Antes de que pudiera decir más, decenas de elfos se la llevaron a la sala donde se envolvían los paquetes y se pusieron a medirla, a cortar tiras de papel, a pegar, todos al mismo tiempo como si aquello fuera un baile. En un santiamén la niña estaba preparada como si fuera un maravilloso regalo. El hombre de verde le dijo que debía estarse quieta un momento, mientras la llevaba a donde estaban sus padres, no iban a tardar nada.


24 de Diciembre a altas horas de la noche.


En la habitación de un hospital de la ciudad dos padres estaban sentados juntos con sus manos cogidas. Habían decorado la habitación con guirnaldas, flores, globos, renos tirando de su carro lleno de regalos, un pequeño árbol verde de navidad engalanaba un rincón, coronado con una estrella de plata y unos cuantos paquetes en su base. Miraban todo aquello con el corazón encogido, porque en el centro de la sala, en una cama, su hija Isabel de cinco años se debatía entre la vida y la muerte.

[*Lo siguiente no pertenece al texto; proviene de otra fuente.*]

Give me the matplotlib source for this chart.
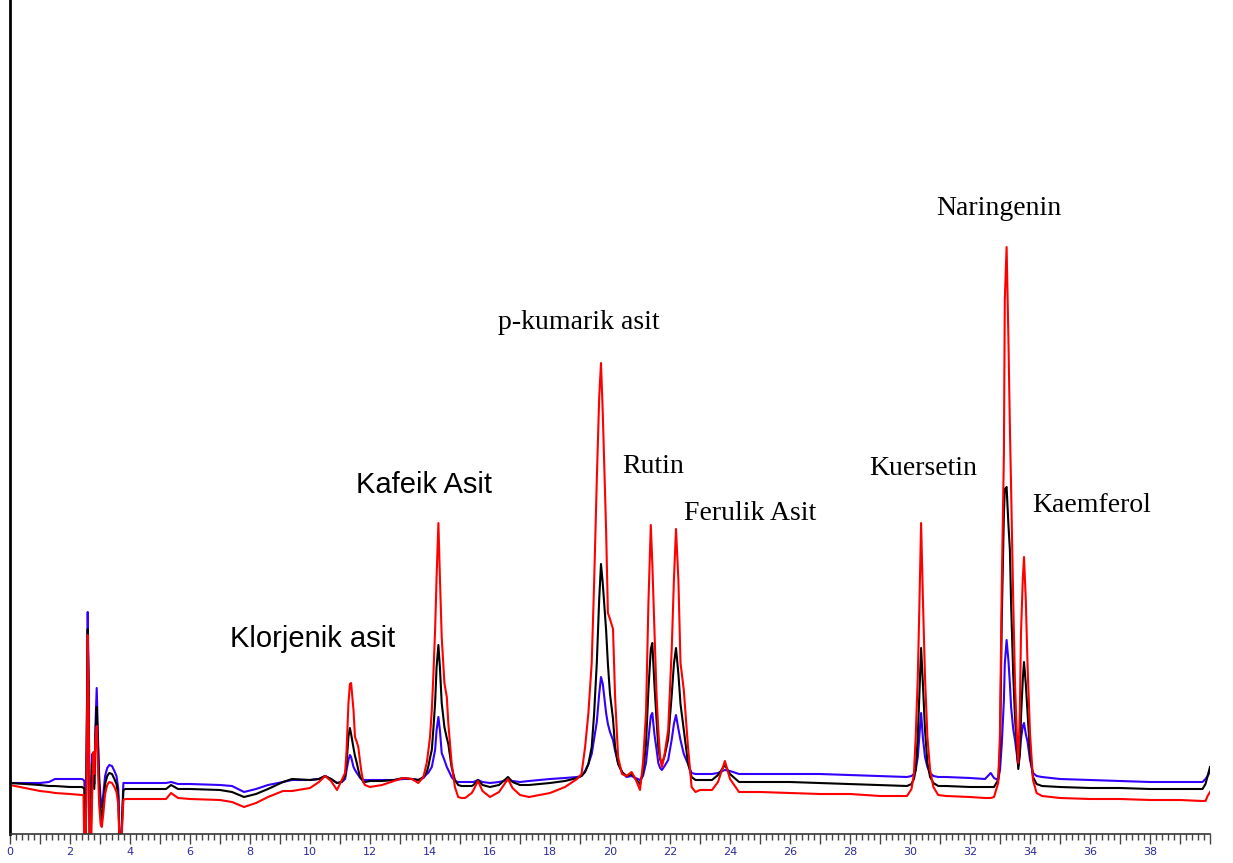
import matplotlib.pyplot as plt
from matplotlib.ticker import MultipleLocator, FuncFormatter

# retention time (min) and detector response
time = [
    0.0, 0.5, 1.0, 1.3, 1.5, 2.0, 2.4, 2.45, 2.48, 2.52, 2.56, 2.59, 2.62, 2.66, 2.70, 2.74,
    2.78, 2.81, 2.85, 2.89, 2.93, 2.97, 3.02, 3.06, 3.11, 3.17, 3.24, 3.31, 3.40, 3.48,
    3.55, 3.61, 3.66, 3.70, 3.74, 3.78, 3.85, 4.5, 5.2, 5.37, 5.6, 6.0, 7.0, 7.4, 7.8,
    8.2, 8.6, 9.1, 9.4, 10.0, 10.3, 10.5, 10.7, 10.9, 11.06, 11.17, 11.22, 11.28, 11.33,
    11.37, 11.45, 11.5, 11.56, 11.61, 11.67, 11.72, 11.78, 11.83, 12.0, 12.4, 12.8, 13.1,
    13.4, 13.61, 13.78, 13.89, 13.94, 14.0, 14.06, 14.11, 14.17, 14.22, 14.28, 14.33,
    14.39, 14.48, 14.56, 14.61, 14.72, 14.83, 14.94, 15.05, 15.17, 15.39, 15.45, 15.6,
    15.75, 16.0, 16.3, 16.6, 16.75, 17.0, 17.3, 18.0, 18.5, 18.9, 19.05, 19.17, 19.28,
    19.39, 19.47, 19.56, 19.64, 19.70, 19.76, 19.87, 19.93, 20.0, 20.1, 20.17, 20.27,
    20.4, 20.55, 20.72, 20.85, 21.0, 21.1, 21.2, 21.28, 21.36, 21.41, 21.48, 21.55,
    21.61, 21.67, 21.73, 21.82, 21.94, 22.06, 22.13, 22.2, 22.28, 22.35, 22.46, 22.6,
    22.72, 22.85, 23.0, 23.4, 23.6, 23.83, 24.0, 24.3, 25.0, 26.0, 27.0, 28.0, 29.0,
    29.9, 30.05, 30.13, 30.19, 30.26, 30.31, 30.37, 30.43, 30.5, 30.58, 30.67, 30.78,
    30.94, 31.2, 32.0, 32.5, 32.69, 32.8, 32.94, 33.0, 33.06, 33.13, 33.16, 33.22, 33.28,
    33.33, 33.37, 33.44, 33.5, 33.56, 33.61, 33.66, 33.7, 33.76, 33.8, 33.86, 33.92,
    34.0, 34.1, 34.22, 34.4, 35.0, 36.0, 37.0, 38.0, 39.0, 39.75, 39.85, 39.92, 40.0,
]
blue = [
    51, 51, 51, 52, 55, 55, 55, 54, 53, -20, 100, 222, 150, -20, 40, 80,
    60, 50, 110, 146, 100, 60, 35, 27, 40, 58, 66, 69, 68, 63,
    58, 45, -20, -20, 20, 51, 51, 51, 51, 52, 50, 50, 49, 48, 42,
    45, 49, 52, 54, 54, 55, 58, 55, 51, 52, 55, 64, 74, 79,
    77, 67, 64, 61, 59, 56, 55, 54, 54, 54, 54, 54, 55,
    55, 54, 56, 60, 61, 64, 67, 75, 84, 104, 117, 104,
    81, 74, 67, 64, 57, 53, 52, 52, 52, 52, 52, 54,
    52, 51, 52, 54, 53, 52, 53, 55, 56, 57, 58, 63, 70,
    80, 95, 112, 140, 157, 150, 121, 110, 102, 94, 83, 71,
    62, 57, 58, 56, 54, 58, 71, 95, 118, 121, 100, 85,
    71, 66, 64, 68, 74, 95, 110, 119, 105, 94, 80, 70,
    61, 60, 60, 60, 61, 64, 63, 60, 60, 60, 60, 59, 58,
    57, 58, 60, 64, 77, 97, 121, 96, 77, 67, 61, 58,
    57, 57, 56, 55, 61, 56, 54, 64, 90, 134, 170, 194, 174,
    150, 127, 105, 94, 80, 68, 80, 95, 108, 111, 100, 92,
    74, 61, 58, 57, 55, 54, 53, 52, 52, 52, 55, 58, 62,
]
black = [
    51, 50, 49, 48, 48, 47, 47, 46, 46, -20, 110, 205, 150, -20, 10, 70,
    55, 45, 100, 127, 90, 50, 22, 14, 30, 50, 58, 61, 60, 55,
    50, 38, -20, -20, 15, 44, 45, 45, 45, 49, 45, 45, 44, 42, 37,
    40, 45, 52, 55, 54, 55, 58, 55, 51, 52, 58, 71, 97, 106,
    100, 86, 78, 71, 64, 57, 55, 52, 52, 53, 53, 54, 56,
    55, 54, 57, 62, 67, 76, 84, 104, 131, 167, 189, 167,
    131, 107, 96, 90, 67, 54, 49, 48, 48, 48, 49, 54,
    49, 47, 49, 57, 52, 49, 49, 51, 53, 56, 58, 62, 70,
    87, 120, 171, 235, 270, 250, 204, 170, 140, 115, 87, 70,
    62, 58, 60, 55, 50, 62, 90, 144, 185, 191, 150, 115,
    87, 75, 70, 78, 95, 140, 170, 186, 160, 130, 104, 71,
    57, 54, 54, 54, 59, 69, 60, 52, 52, 52, 51, 50, 49,
    48, 50, 55, 64, 97, 137, 186, 150, 104, 71, 57, 51,
    48, 48, 47, 47, 47, 47, 54, 84, 217, 320, 345, 347, 310,
    284, 230, 160, 117, 85, 65, 80, 117, 155, 172, 150, 120,
    81, 57, 50, 48, 47, 46, 46, 45, 45, 45, 50, 58, 67,
]
red = [
    49, 46, 43, 42, 41, 40, 39, 39, -20, -20, 80, 199, 130, -20, -20, 40,
    82, 60, 95, 108, 70, 30, 10, 7, 20, 40, 49, 52, 51, 47,
    42, 30, -20, -20, 10, 34, 35, 35, 35, 41, 36, 35, 34, 32, 27,
    31, 37, 43, 43, 46, 52, 58, 53, 44, 54, 61, 84, 130, 150,
    151, 124, 97, 92, 87, 72, 61, 52, 49, 47, 49, 53, 56,
    55, 51, 57, 71, 82, 97, 124, 157, 204, 257, 311, 257,
    197, 151, 137, 111, 71, 47, 37, 36, 36, 41, 44, 53,
    43, 37, 42, 55, 46, 39, 37, 41, 47, 55, 60, 87, 121,
    171, 250, 354, 437, 471, 420, 304, 221, 215, 205, 137, 77,
    60, 58, 62, 55, 44, 71, 121, 230, 309, 271, 204, 140,
    104, 77, 67, 80, 104, 187, 254, 305, 254, 171, 144, 87,
    47, 42, 44, 44, 52, 73, 55, 42, 42, 41, 40, 40, 38,
    38, 45, 60, 97, 157, 224, 311, 235, 157, 97, 64, 47,
    39, 38, 37, 36, 36, 37, 51, 101, 251, 380, 534, 587, 496,
    406, 346, 234, 151, 101, 71, 120, 201, 255, 277, 234, 167,
    101, 54, 41, 38, 36, 35, 35, 34, 34, 33, 33, 38, 42,
]

# peak names with (time, response) of the label's left edge
peak_names = ['Klorjenik asit', 'Kafeik Asit', 'p-kumarik asit', 'Rutin',
              'Ferulik Asit', 'Kuersetin', 'Naringenin', 'Kaemferol']
label_x = [7.33, 11.53, 16.27, 20.4, 22.47, 28.63, 30.87, 34.07]
label_y = [195, 349, 512, 368, 321, 366, 626, 329]
label_font = ['Liberation Sans', 'Liberation Sans', 'Liberation Serif', 'Liberation Serif',
              'Liberation Serif', 'Liberation Serif', 'Liberation Serif', 'Liberation Serif']

fig = plt.figure(figsize=(12.33, 8.63), dpi=100)
ax = fig.add_axes([10 / 1233, 29 / 863, 1200 / 1233, 834 / 863])

ax.plot(time, blue, color='#3300ff', lw=1.5)
ax.plot(time, black, color='black', lw=1.5)
ax.plot(time, red, color='#ff0000', lw=1.5)

for name, x, y, fam in zip(peak_names, label_x, label_y, label_font):
    size = 21 if fam == 'Liberation Sans' else 20
    ax.text(x, y, name, fontsize=size, family=fam, ha='left', va='center')

ax.set_xlim(0, 40)
ax.set_ylim(0, 834)

ax.spines['top'].set_visible(False)
ax.spines['right'].set_visible(False)
ax.spines['left'].set_linewidth(2)
ax.spines['bottom'].set_linewidth(1.2)
ax.spines['bottom'].set_color('#333333')
ax.set_yticks([])

ax.xaxis.set_major_locator(MultipleLocator(1))
ax.xaxis.set_minor_locator(MultipleLocator(0.2))
ax.xaxis.set_major_formatter(FuncFormatter(lambda v, p: '%d' % v if int(round(v)) % 2 == 0 and v < 39.5 else ''))
ax.tick_params(axis='x', which='major', length=7, width=1, color='#444444', pad=2,
               labelsize=8, labelcolor='#2a2aa0')
ax.tick_params(axis='x', which='minor', length=4.5, width=1, color='#444444')

plt.savefig('out.png', dpi=100)
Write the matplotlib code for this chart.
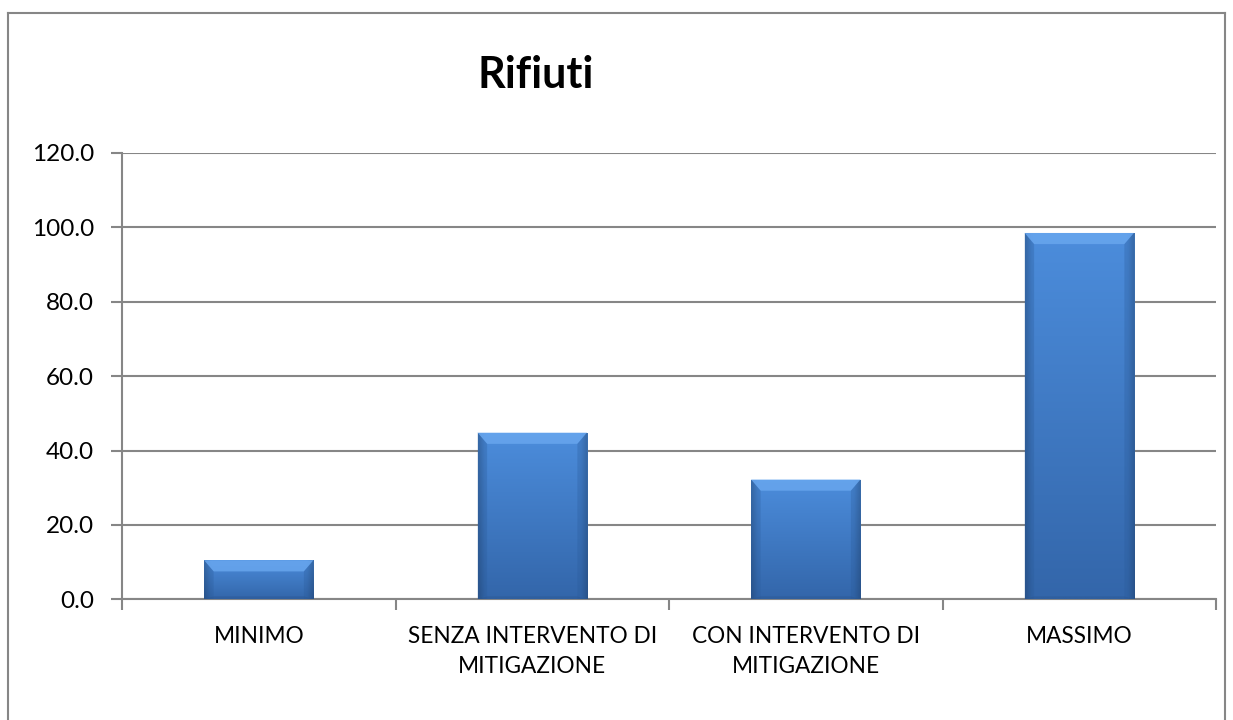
import numpy as np
import matplotlib
matplotlib.use("Agg")
import matplotlib.pyplot as plt
from matplotlib.lines import Line2D
from matplotlib.patches import Polygon
from matplotlib.ticker import FormatStrFormatter, FixedLocator

categories = ["MINIMO", "SENZA INTERVENTO DI\nMITIGAZIONE", "CON INTERVENTO DI\nMITIGAZIONE", "MASSIMO"]
values = [10.5, 44.8, 32.2, 98.5]
title = "Rifiuti"
y_ticks = [0, 20, 40, 60, 80, 100, 120]

plt.rcParams['font.family'] = ['Lato', 'DejaVu Sans']

fig = plt.figure(figsize=(12.33, 7.2), dpi=100)
ax = fig.add_axes([122/1233, (720-599.3)/720, (1216-122)/1233, (599.3-153)/720])

grey = "#868686"
x = np.arange(len(categories))
bars = ax.bar(x, values, width=0.40, color="#3C7BC8", zorder=3, linewidth=0)

ax.set_xlim(-0.5, len(categories) - 0.5)
ax.set_ylim(y_ticks[0], y_ticks[-1])
ax.set_yticks(y_ticks)
ax.yaxis.set_major_formatter(FormatStrFormatter("%.1f"))
ax.grid(axis="y", color=grey, linewidth=1.5, zorder=0)
ax.set_axisbelow(True)

ax.set_xticks(x)
ax.set_xticklabels(categories, fontsize=16.3, linespacing=1.55)
ax.xaxis.set_minor_locator(FixedLocator(np.arange(-0.5, len(categories), 1.0)))
ax.tick_params(axis="x", which="major", length=0, pad=19)
ax.tick_params(axis="x", which="minor", length=8, width=1.5, color=grey, direction="out")
ax.tick_params(axis="y", length=8, width=1.5, color=grey, labelsize=17.5, pad=12)

for s in ["top", "right"]:
    ax.spines[s].set_visible(False)
for s in ["left", "bottom"]:
    ax.spines[s].set_color(grey)
    ax.spines[s].set_linewidth(1.5)

# gradient fill for bars
top_c = np.array([0x4C, 0x8D, 0xDC]) / 255.0
bot_c = np.array([0x33, 0x66, 0xAA]) / 255.0
ny, nx = 100, 60
vy = np.linspace(0, 1, ny)[:, None]  # 0 bottom -> 1 top
hx = np.linspace(-1, 1, nx)[None, :]
edge = np.clip((np.abs(hx) - 0.88) / 0.12, 0, 1) * 0.2
for b in bars:
    bx, bw, bh = b.get_x(), b.get_width(), b.get_height()
    base = bot_c[None, None, :] + (top_c - bot_c)[None, None, :] * vy[:, :, None]
    img = base * (1 - edge[:, :, None])
    img = np.clip(img, 0, 1)
    im = ax.imshow(img, extent=(bx, bx + bw, 0, bh), origin="lower", aspect="auto",
                   zorder=4, interpolation="bilinear")
    im.set_clip_path(b)
    # top bevel
    bev = min(3.0, bh * 0.3)
    ins = 0.035
    poly = Polygon([[bx, bh], [bx + bw, bh], [bx + bw - ins, bh - bev], [bx + ins, bh - bev]],
                   closed=True, facecolor="#68A6EE", edgecolor="none", zorder=5, alpha=0.85)
    ax.add_patch(poly)
    for side in (0, 1):
        if side == 0:
            pts = [[bx, 0], [bx, bh], [bx + ins, bh - bev], [bx + ins, 0]]
        else:
            pts = [[bx + bw, 0], [bx + bw, bh], [bx + bw - ins, bh - bev], [bx + bw - ins, 0]]
        ax.add_patch(Polygon(pts, closed=True, facecolor="#2A5A98", edgecolor="none",
                             zorder=5, alpha=0.3))
    ax.add_patch(Polygon([[bx, 0], [bx + bw, 0], [bx + bw - ins, 0.8], [bx + ins, 0.8]],
                         closed=True, facecolor="#2A5590", edgecolor="none", zorder=5, alpha=0.4))

ax.set_xlim(-0.5, len(categories) - 0.5)
ax.set_ylim(y_ticks[0], y_ticks[-1])

fig.text(536/1233, (720-75)/720, title, fontsize=31, fontweight="bold", ha="center", va="center")

# outer frame
l, r, t = 8/1233, 1225/1233, (720-13)/720
for xs, ys in [([l, l], [0, t]), ([l, r], [t, t]), ([r, r], [t, 0])]:
    fig.add_artist(Line2D(xs, ys, transform=fig.transFigure, color=grey, linewidth=1.5))

fig.savefig("out.png", dpi=100)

Hacía tres semanas que Isabel se había caído jugando y se había golpeado la cabeza muy fuerte contra el suelo. Ahora estaba en aquella cama inconsciente mientras se agarraban el uno al otro desesperadamente, como si así pudieran, de alguna manera, traer a su única hija de vuelta con ellos. Iba a ser la peor Navidad de sus vidas. El único ruido que se escuchaba era el pitido de la máquina que controlaba la respiración de Isabel.

Desde la ventana de aquella habitación podían ver las casas de los alrededores, todas decoradas con algún motivo navideño y las chimeneas apagadas. Toda la ciudad dormía menos ellos, apoyados uno contra otro, miraban a través del cristal, sin ver, con el corazón encogido palpitando en un puño.

— Mamá, papá. ¿Estáis allí? ¡No os veo, ya he vuelto! ¿Dónde estoy?

Los padres que se habían quedado adormilados se despertaron por fin. No era un sueño, su hija estaba despierta y les estaba llamando. Lloraron de felicidad mientras los tres se abrazaban y se besaban. Ésta iba a ser, sin duda, la mejor Navidad de sus vidas.

Un poco más allá, al otro lado del cristal, un hombre vestido de verde, subido a un carro tirado por unos renos, sonreía, guiñó el ojo a la niña mientras se alejaba a repartir los regalos que le quedaban. Pensado que en Navidad los padres también deberían tener su regalo.


* Este cuento está dedicado a todos los padres que por alguna razón tienen que pasar las navidades en los hospitales al lado de sus hijos e hijas con la incertidumbre arraigada en el corazón y el alma perdida.